Mas Obama falou no Cairo como se a sua e as anteriores administrações da Casa Branca fossem neutras, quase corretores divinos da paz, ao invés de apoiadores dos opressores e abastecedores do invasor (juntamente com a Grã-Bretanha). Esta ilógica orwelliana é o padrão do que os jornalistas ocidentais chamam de "conflito Israel-Palestina", o qual quase nunca é relatado nos termos da lei, do certo e do errado, da justiça e da injustiça — Darfur, sim, Zimbabwe, sim, mas nunca a Palestina. O fantasma de Orwell movimentou-se outra vez quando Obama denunciou "extremistas violentos no Afeganistão e agora no Paquistão, os quais estão determinados a matar tantos americanos quanto puderem". A invasão da América e a carnificina nestes países ficaram sem ser mencionada. Ela, também, é divina.

Naturalmente, ao contrário de George W. Bush, Obama não diz "você está conosco ou contra nós". Ele sorriu o seu sorriso e exprimiu "parágrafos muito eloqüentes e rudimentos de citações do Corão Sagrado", notou o advogado internacional americano John Whitbeck. Além disto, Obama não ofereceu mudança, nem plano, apenas um "cansada e moralmente em bancarrota lengalenga americana [a qual] argumenta essencialmente que apenas os ricos, os fortes, os opressores e os aplicadores da injustiça (nomeadamente os americanos e israelenses) têm o direito de utilizar violência, ao passo que os obres, os fracos, os oprimidos e as vítimas da opressão devem... submeter-se ao seu destino e aceitar sejam quais forem as migalhas que os seus superiores possam magnanimamente considerar adequado deixar cair da sua mesa". E ele não ofereceu nem o mais ligeiro reconhecimento de que a maior parte das numerosas vítimas de terrorismo do mundo são pessoas de fé muçulmana — um terrorismo de origem ocidental que não ousa dizer o seu nome.

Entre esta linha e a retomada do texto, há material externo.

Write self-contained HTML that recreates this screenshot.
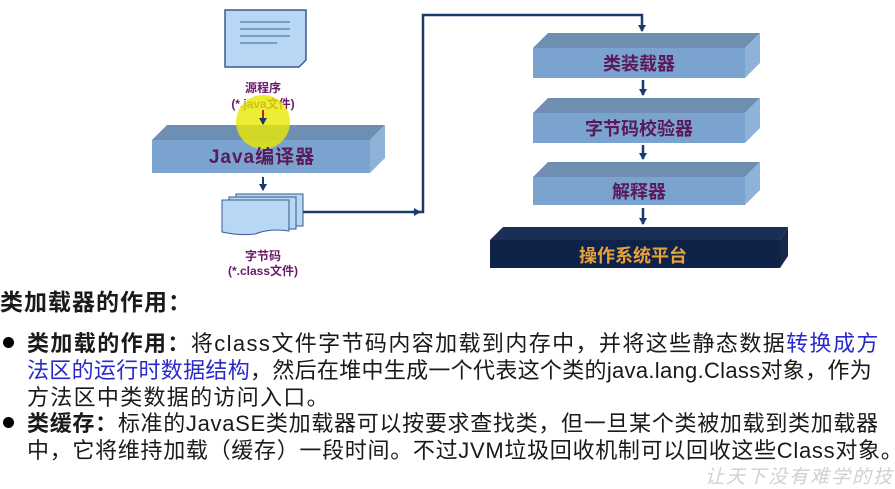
<!DOCTYPE html>
<html><head><meta charset="utf-8"><style>
body{margin:0;width:895px;height:487px;background:#fff;overflow:hidden;position:relative;font-family:"Liberation Sans","Noto Sans CJK SC",sans-serif}
.t{position:absolute;left:27px;font-size:22px;letter-spacing:1px;white-space:nowrap;color:#1a1a1a;line-height:26px}
.b{color:#2a2acc}
.k{font-weight:bold}
.dot{position:absolute;left:3px;width:11px;height:11px;border-radius:50%;background:#000}
</style></head><body>
<svg width="895" height="290" style="position:absolute;left:0;top:0" font-family="Liberation Sans, Noto Sans CJK SC, sans-serif">
<defs>
<marker id="ar" markerWidth="8" markerHeight="8" refX="6" refY="4" orient="auto" markerUnits="userSpaceOnUse"><path d="M0,0 L7,4 L0,8 z" fill="#1a3a6e"/></marker>
</defs>
<path d="M225,10 H306 V60 L299,67 H225 Z" fill="#b7d7f4" stroke="#3a5a90" stroke-width="1.5"/>
<g stroke="#5a78b0" stroke-width="1.2"><line x1="240" y1="22" x2="290" y2="22"/><line x1="240" y1="29" x2="290" y2="29"/><line x1="240" y1="36" x2="290" y2="36"/><line x1="240" y1="43" x2="277" y2="43"/></g>
<text x="263" y="92" font-size="12" fill="#6a1a6a" text-anchor="middle" font-weight="bold">源程序</text>
<text x="263" y="108" font-size="12" fill="#6a1a6a" text-anchor="middle" font-weight="bold">(*.java文件)</text>
<polygon points="152,140 167,125 385,125 370,140" fill="#6e8fb2"/>
<polygon points="370,140 385,125 385,158 370,173" fill="#8fb3d6"/>
<rect x="152" y="140" width="218" height="33" fill="#7ba3cf"/>
<circle cx="263" cy="122" r="27" fill="#e8e800" opacity="0.8"/>
<line x1="263" y1="110" x2="263" y2="124" stroke="#c02020" stroke-width="2" marker-end="url(#ar)"/>
<text x="262" y="163" font-size="19" fill="#5a1a5a" text-anchor="middle" font-weight="bold" letter-spacing="1">Java编译器</text>
<line x1="263" y1="177" x2="263" y2="190" stroke="#1a3a6e" stroke-width="2" marker-end="url(#ar)"/>
<rect x="236" y="194" width="67" height="32" fill="#b7d7f4" stroke="#3a5a90"/>
<rect x="229" y="197" width="67" height="32" fill="#b7d7f4" stroke="#3a5a90"/>
<path d="M222,200 H289 V231 Q270,228 255,234 Q240,236 222,232 Z" fill="#b7d7f4" stroke="#3a5a90"/>
<text x="263" y="260" font-size="12" fill="#6a1a6a" text-anchor="middle" font-weight="bold">字节码</text>
<text x="263" y="275" font-size="12" fill="#6a1a6a" text-anchor="middle" font-weight="bold">(*.class文件)</text>
<polyline points="303,212 423,212 423,15 642,15 642,31" fill="none" stroke="#1a3a6e" stroke-width="2.5" marker-end="url(#ar)"/>
<line x1="412" y1="212" x2="420" y2="212" stroke="#1a3a6e" stroke-width="2.5" marker-end="url(#ar)"/>
<g>
<polygon points="533,48 548,33 760,33 745,48" fill="#6e8fb2"/><polygon points="745,48 760,33 760,63 745,78" fill="#8fb3d6"/><rect x="533" y="48" width="212" height="30" fill="#7ba3cf"/>
<text x="639" y="70" font-size="18" fill="#5a1a5a" text-anchor="middle" font-weight="bold">类装载器</text>
<line x1="643" y1="80" x2="643" y2="95" stroke="#1a3a6e" stroke-width="2.5" marker-end="url(#ar)"/>
<polygon points="533,113 548,98 760,98 745,113" fill="#6e8fb2"/><polygon points="745,113 760,98 760,128 745,143" fill="#8fb3d6"/><rect x="533" y="113" width="212" height="30" fill="#7ba3cf"/>
<text x="639" y="135" font-size="18" fill="#5a1a5a" text-anchor="middle" font-weight="bold">字节码校验器</text>
<line x1="643" y1="145" x2="643" y2="159" stroke="#1a3a6e" stroke-width="2.5" marker-end="url(#ar)"/>
<polygon points="533,177 548,162 760,162 745,177" fill="#6e8fb2"/><polygon points="745,177 760,162 760,190 745,205" fill="#8fb3d6"/><rect x="533" y="177" width="212" height="28" fill="#7ba3cf"/>
<text x="639" y="198" font-size="18" fill="#5a1a5a" text-anchor="middle" font-weight="bold">解释器</text>
<line x1="643" y1="208" x2="643" y2="224" stroke="#1a3a6e" stroke-width="2.5" marker-end="url(#ar)"/>
<polygon points="490,240 503,227 788,227 780,240" fill="#1a2f55"/><polygon points="780,240 788,227 788,256 780,268" fill="#15284a"/><rect x="490" y="240" width="290" height="28" fill="#0f2248"/>
<text x="633" y="262" font-size="18" fill="#e8a23a" text-anchor="middle" font-weight="bold">操作系统平台</text>
</g>
</svg>
<div class="t k" style="left:0;top:289px;font-size:23px;letter-spacing:1px">类加载器的作用：</div>
<div class="dot" style="top:337px"></div>
<div class="dot" style="top:417px"></div>
<div class="t" style="top:331px;letter-spacing:1.4px"><span class="k">类加载的作用：</span>将class文件字节码内容加载到内存中，并将这些静态数据<span class="b">转换成方</span></div>
<div class="t" style="top:358px;letter-spacing:0.3px"><span class="b">法区的运行时数据结构</span>，然后在堆中生成一个代表这个类的java.lang.Class对象，作为</div>
<div class="t" style="top:385px;letter-spacing:1.3px">方法区中类数据的访问入口。</div>
<div class="t" style="top:411px;letter-spacing:0.7px"><span class="k">类缓存：</span>标准的JavaSE类加载器可以按要求查找类，但一旦某个类被加载到类加载器</div>
<div class="t" style="top:438px;letter-spacing:0.7px">中，它将维持加载（缓存）一段时间。不过JVM垃圾回收机制可以回收这些Class对象。</div>
<div style="position:absolute;left:705px;top:462px;font-size:19px;color:#d0d0d0;font-style:italic;letter-spacing:2px;white-space:nowrap">让天下没有难学的技</div>
</body></html>
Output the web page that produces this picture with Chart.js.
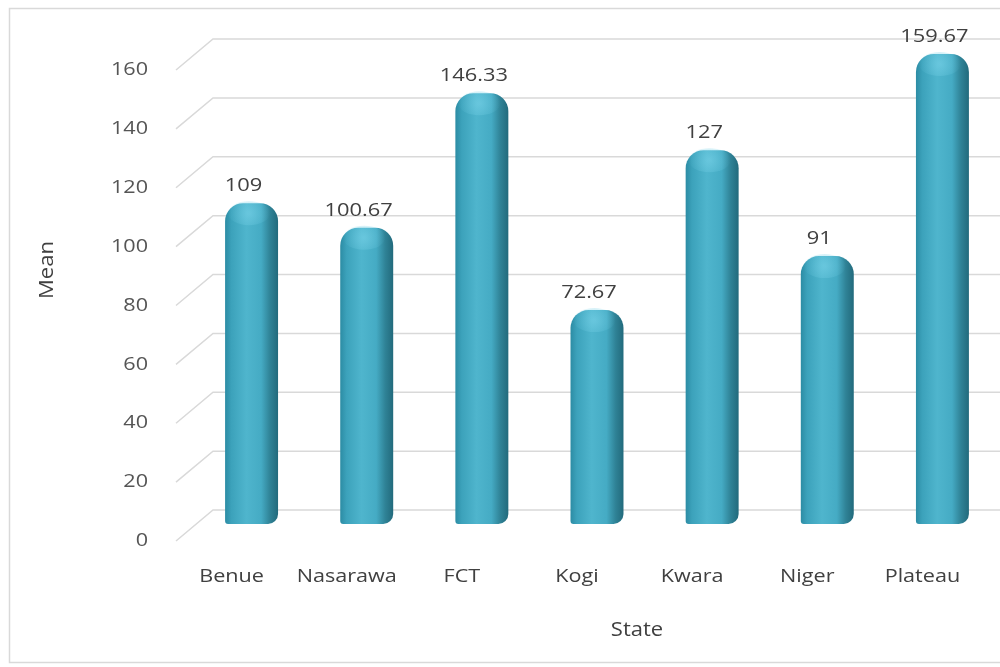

No seu "estender a mão" do Cairo, tal como no seu discurso "anti-nuclear" em Berlim, tal como na "esperança" com que ele acenou na sua posse, este esperto jovem político está a desempenhar o papel para o qual foi recrutado e promovido. Este é apresentar uma face benigna, sedutora e mesmo de celebridade da potência americana, a qual pode então prosseguir no rumo do seu objetivo estratégico de dominação, sem levar em conta os desejos do resto da humanidade e os direitos e as vidas dos nossos filhos.